Earlier studies have reached similar conclusions. A 2018 study of dads in Germany found that parental leave has “long-lasting effects on fathers’ involvement in child care and housework” and a 2019 study of 6,000 couples in the U.S. found that fathers who took at least a week of paternity leave were 26 percent more likely to remain married.
The shift to more paid leave policies in the U.S. has been led by states and companies that have beefed up their policies in recent years. In 2011, a study by the Boston College Center for Work & Family found that only one in 20 fathers surveyed was taking more than two weeks off work for the birth of a child. All were working in four Fortune 500 companies, with most earning more than $75,000 a year. By 2019, 62 percent of fathers were taking the full leave available to them — typically six to 16 weeks — the center found.
The pandemic has played a role, too, giving many fathers a front-row seat to the demands and joys of caregiving. For some, there is no going back. They are also now demanding more flexible schedules and parental leave to spend time with their children.

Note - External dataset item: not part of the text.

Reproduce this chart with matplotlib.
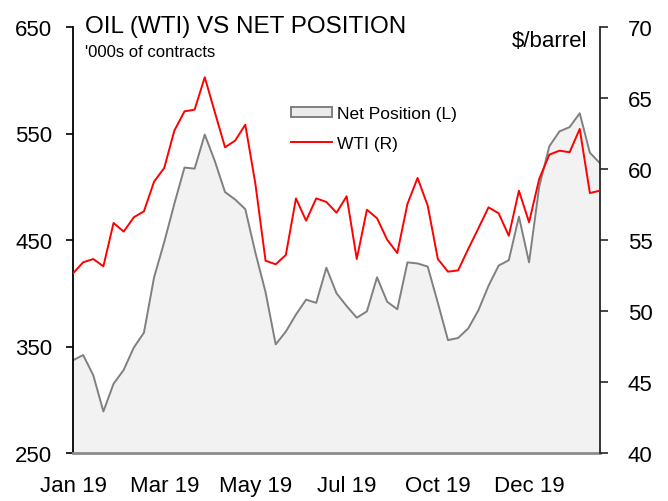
import matplotlib
matplotlib.use("Agg")
import matplotlib.pyplot as plt
from matplotlib.patches import Patch
from matplotlib.lines import Line2D

plt.rcParams['font.family'] = ['Liberation Sans', 'DejaVu Sans']

# Weekly data, 2019 (53 observations)
net_position = [337, 342, 323, 289, 315, 328, 349, 363, 415, 448,
                484, 518, 517, 549, 524, 495, 488, 479, 438, 401,
                352, 364, 380, 394, 391, 424, 400, 388, 377, 383,
                415, 392, 385, 429, 428, 425, 391, 356, 358, 367,
                384, 407, 426, 431, 472, 429, 500, 538, 552, 556,
                569, 532, 522]
wti = [52.65, 53.43, 53.66, 53.15, 56.2, 55.59, 56.6, 57.02, 59.11, 60.07,
       62.7, 64.06, 64.18, 66.46, 63.99, 61.53, 62.0, 63.12, 58.94, 53.54,
       53.29, 53.94, 57.93, 56.36, 57.93, 57.68, 56.92, 58.08, 53.66, 57.13,
       56.53, 55.02, 54.08, 57.54, 59.37, 57.42, 53.66, 52.77, 52.86, 54.37,
       55.82, 57.3, 56.88, 55.3, 58.47, 56.25, 59.3, 61.01, 61.29, 61.18,
       62.82, 58.31, 58.47]
tick_idx = [0, 9, 18, 27, 36, 45]
tick_labels = ["Jan 19", "Mar 19", "May 19", "Jul 19", "Oct 19", "Dec 19"]
left_ticks = [250, 350, 450, 550, 650]
right_ticks = [40, 45, 50, 55, 60, 65, 70]

W, H = 668, 502
fig = plt.figure(figsize=(W / 100, H / 100), dpi=100)
ax = fig.add_axes([73 / W, (H - 454) / H, 527 / W, 426 / H])
ax2 = ax.twinx()

x = list(range(len(net_position)))
ax.fill_between(x, net_position, 250, facecolor='#F2F2F2', edgecolor='none', zorder=1)
ax.plot(x, net_position, color='#808080', lw=1.4, zorder=2)
ax2.plot(x, wti, color='#FF0000', lw=1.4, zorder=3)

ax.set_xlim(0, len(net_position) - 1)
ax.set_ylim(250, 650)
ax2.set_ylim(40, 70)
ax.set_yticks(left_ticks)
ax2.set_yticks(right_ticks)
ax.set_xticks(tick_idx)
ax.set_xticklabels(tick_labels)

for a in (ax, ax2):
    a.spines['top'].set_visible(False)
    a.patch.set_visible(False)
ax.spines['right'].set_visible(False)
ax2.spines['left'].set_visible(False)
ax2.spines['bottom'].set_visible(False)
ax.spines['left'].set_color('black')
ax.spines['left'].set_linewidth(1.3)
ax2.spines['right'].set_color('#262626')
ax2.spines['right'].set_linewidth(1.3)
ax.spines['bottom'].set_color('#8C8C8C')
ax.spines['bottom'].set_linewidth(2.0)

ax.tick_params(axis='y', direction='out', length=5, width=1.2, labelsize=16, pad=10, colors='black')
ax2.tick_params(axis='y', direction='out', length=6, width=1.2, labelsize=16, pad=14, colors='black')
ax2.tick_params(axis='y', color='#262626')
ax.tick_params(axis='x', length=0, labelsize=16, pad=16)

fig.text(85 / W, (H - 33) / H, "OIL (WTI) VS NET POSITION", fontsize=17.5,
         ha='left', va='baseline')
fig.text(85 / W, (H - 57) / H, "'000s of contracts", fontsize=12,
         ha='left', va='baseline')
fig.text(587 / W, (H - 47) / H, "$/barrel", fontsize=16, ha='right', va='baseline')

handles = [Patch(facecolor='#EBEBEB', edgecolor='#808080', lw=1.4),
           Line2D([0], [0], color='#FF0000', lw=1.4)]
leg = ax2.legend(handles, ["Net Position (L)", "WTI (R)"], loc='upper left',
                 bbox_to_anchor=(291 / W, (H - 107) / H), bbox_transform=fig.transFigure,
                 frameon=False, fontsize=12.5, handlelength=2.36, handleheight=0.55,
                 handletextpad=0.27, labelspacing=0.85, borderpad=0, borderaxespad=0)

fig.savefig("out.png", dpi=100)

But at the federal level, those cultural shifts continue to be largely ignored by policy. In 2021, a proposal to pass a federal paid leave policy failed. Rep. Colin Allred, the Democrat from Texas who was the first member of Congress to publicly take paternity leave, told the 19th that year that the reluctance in Congress to take on the issue is persistent, even as paid leave becomes more universally embraced across industries.
So far, he said, it’s been “a discussion that most people don’t want to have.”